Em negociação sigilosa, a Advocacia-Geral da União (AGU), autora de pareceres contrários ao pagamento de auxílio-moradia a juízes e membros do Ministério Público no Supremo Tribunal Federal (STF), mudou de opinião e propôs às categorias a manutenção dos benefícios com “caráter indenizatório”, conforme informações do jornal O Globo.
No acordo, ao qual o jornal teve acesso, o repasse ficaria permitido mesmo na ausência de uma lei que o autorize, permanecendo amparado apenas em resoluções internas dos próprios órgãos. De acordo com as jornalistas Martha Beck e Renata Mariz, a proposta “foi apresentada em caráter reservado pela Secretaria-Geral de Contencioso da AGU na última reunião da Câmara de Conciliação e Arbitragem da Administração Federal, onde os interessados tentam chegar a um acordo sobre o pagamento do auxílio-moradia”.
No dia 21 de março deste ano, o ministro Luiz Fux, relator das ações sobre o tema no STF, suspendeu o julgamento das ações sobre o auxílio-moradia que tramitam no Supremo Tribunal Federal (STF) envolvendo a magistratura nacional e o Conselho Nacional de Justiça e remeteu os processos à Câmara de Conciliação da AGU. Na ocasião, o ministro atendeu a pedido da Associação dos Magistrados Brasileiros (AMB).

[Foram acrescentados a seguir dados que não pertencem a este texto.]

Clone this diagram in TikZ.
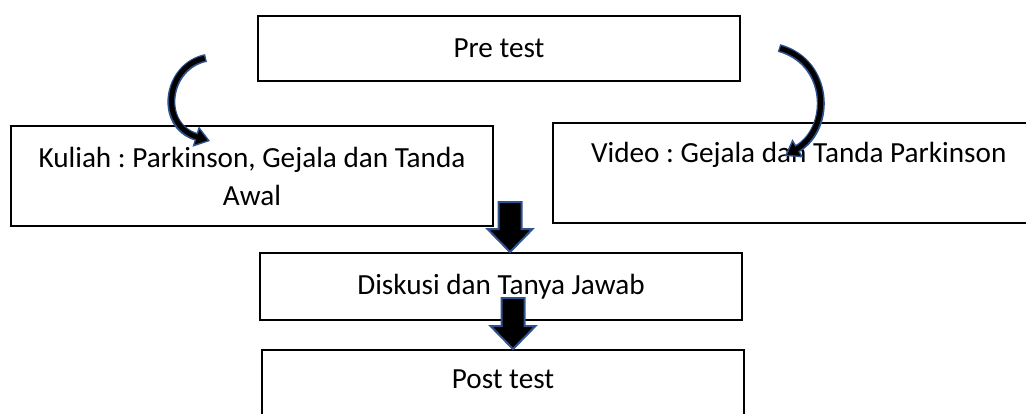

O acordo ainda será levado para homologação do Supremo Tribunal Federal (STF). No entanto, ainda haverá um próximo encontro no dia 16 de maio. Na última reunião, na proposta apresentada, a AGU argumentou que seria possível defender que leis orgânicas das carreiras já preveem o auxílio-moradia.
A reportagem diz que o órgão reforça a tese sob o argumento de que deve “ser construído o entendimento de que as resoluções que hoje embasam o recebimento do adicional pelo Judiciário e Ministério Público são atos normativos abstratos e gerais, portanto válidos. Dessa forma, estaria superada a necessidade de edição de lei formal”.

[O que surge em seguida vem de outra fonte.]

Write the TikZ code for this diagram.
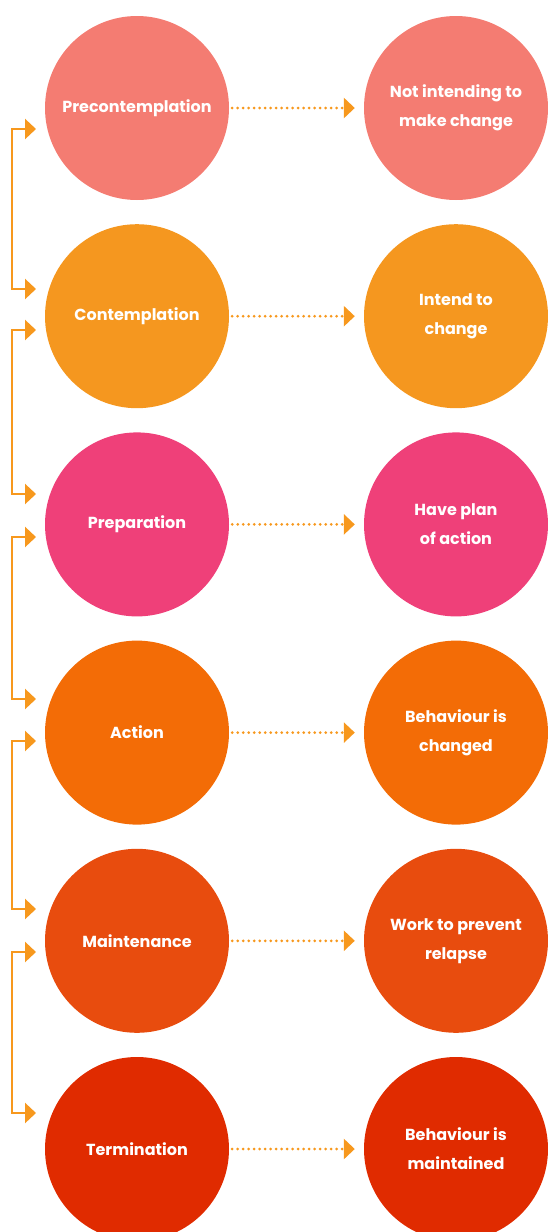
\documentclass[tikz,border=0pt]{standalone}
\usepackage{fontspec}
\setmainfont{Poppins}
\usetikzlibrary{positioning}
\usetikzlibrary{calc}
\usetikzlibrary{arrows.meta}
\definecolor{stagea}{HTML}{F47C72}
\definecolor{stageb}{HTML}{F5971F}
\definecolor{stagec}{HTML}{EF4079}
\definecolor{staged}{HTML}{F36C06}
\definecolor{stagee}{HTML}{E84C0E}
\definecolor{stagef}{HTML}{E02B00}
\definecolor{arrowc}{HTML}{F7981D}
\def\rowsep{208.2}
\def\rad{92}

\tikzset{
  stage/.style={circle,minimum size=2*\rad pt,inner sep=0pt,text=white,
    font=\bfseries\fontsize{16}{29}\selectfont,align=center},
  dotline/.style={draw=arrowc,line width=3pt,line cap=round,
    dash pattern=on 0pt off 5.5pt,shorten <=3pt,shorten >=9pt,
    -{Triangle[length=11pt,width=20pt,fill=arrowc,line cap=butt]}},
  bracket/.style={draw=arrowc,line width=2.5pt,
    {Triangle[length=11pt,width=20pt]}-{Triangle[length=11pt,width=20pt]}}
}

\begin{document}
\begin{tikzpicture}[x=1pt,y=-1pt]
\useasboundingbox (0,0) rectangle (547,1232);

\foreach \n/\col/\lname/\rname [count=\i from 0] in {
    pre/stagea/Precontemplation/{Not intending to\\make change},
    con/stageb/Contemplation/{Intend to\\change},
    prep/stagec/Preparation/{Have plan\\of action},
    act/staged/Action/{Behaviour is\\changed},
    main/stagee/Maintenance/{Work to prevent\\relapse},
    term/stagef/Termination/{Behaviour is\\maintained}}
{
  \node[stage,fill=\col] (l\n) at (137,108+\i*\rowsep) {\lname};
  \node[stage,fill=\col] (r\n) at (456,108+\i*\rowsep) {\rname};
  \draw[dotline] (l\n.east) -- (l\n.east -| r\n.west);
}

% feedback brackets between stages
\foreach \ya/\yb [count=\k] in {129/289, 330/494, 537/699, 741/909, 952/1113}
{
  \coordinate (up\k) at (36,\ya);
  \coordinate (dn\k) at (36,\yb);
  \draw[bracket] (up\k) -- ++(-24,0) |- (dn\k);
}
\end{tikzpicture}
\end{document}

“A proposta não agradou aos participantes da reunião. Depois de discussões, a AGU deu a ideia de levar para homologação do Supremo critérios para o pagamento do auxílio-moradia, até que legislações formais sejam elaboradas pelo Congresso e no Legislativo dos estados. O argumento foi de que, com isso, uma decisão do plenário da mais alta Corte do país passaria a avalizar o benefício, e não mais resoluções. Levantou-se ainda a possibilidade de sugerir que o STF estabeleça um prazo para os pagamentos ocorrerem até edição de lei específica”, diz texto do jornal.
A proposta favorável da AGU, no entanto, destoa do mandado de segurança contra decisões monocráticas do ministro Luiz Fux, que autorizou o pagamento de auxílio-moradia a todos os magistrados do país no valor de R$ 4.377,73.
Em pareceres protocolados no STF desde 2014, a AGU alega que a concessão do auxílio é ilegal e está gerando dano irreparável à União porque “o montante de despesa mensal, não prevista no orçamento, atinge cifras milionárias e é de difícil ressarcimento, contrariando texto constitucional”.
Custos aos cofres públicos
O contribuinte brasileiro vai bancar este ano mais de R$ 2 bilhões com o pagamento do auxílio-moradia a autoridades e funcionários de alto escalão, cuja remuneração pode passar dos R$ 30 mil. Para ter uma ideia, com o valor do benefício seria possível construir mais de 43 mil casas populares, ao custo de R$ 50 mil cada, ou conceder Bolsa Família para 11 milhões de pessoas.
Essas são as despesas previstas com o benefício para os três poderes, o Ministério Público e a Defensoria Pública, no âmbito federal, e para conselheiros dos tribunais de contas de estados e municípios, juízes, procuradores, promotores e defensores públicos estaduais. O total gasto em todo o país com o auxílio-moradia é ainda maior. Não estão computadas na conta as despesas dos estados com representantes do Legislativo e do Executivo locais.
Os dados são de levantamento da Consultoria Legislativa do Senado. O orçamento federal para este ano reserva R$ 832 milhões para bancar o conforto de autoridades e servidores sem que precisem mexer no bolso, ou engordar seus contracheques. Em média, a verba varia de R$ 4 mil a R$ 4,5 mil por mês. O estudo não inclui os gastos dos governos estaduais.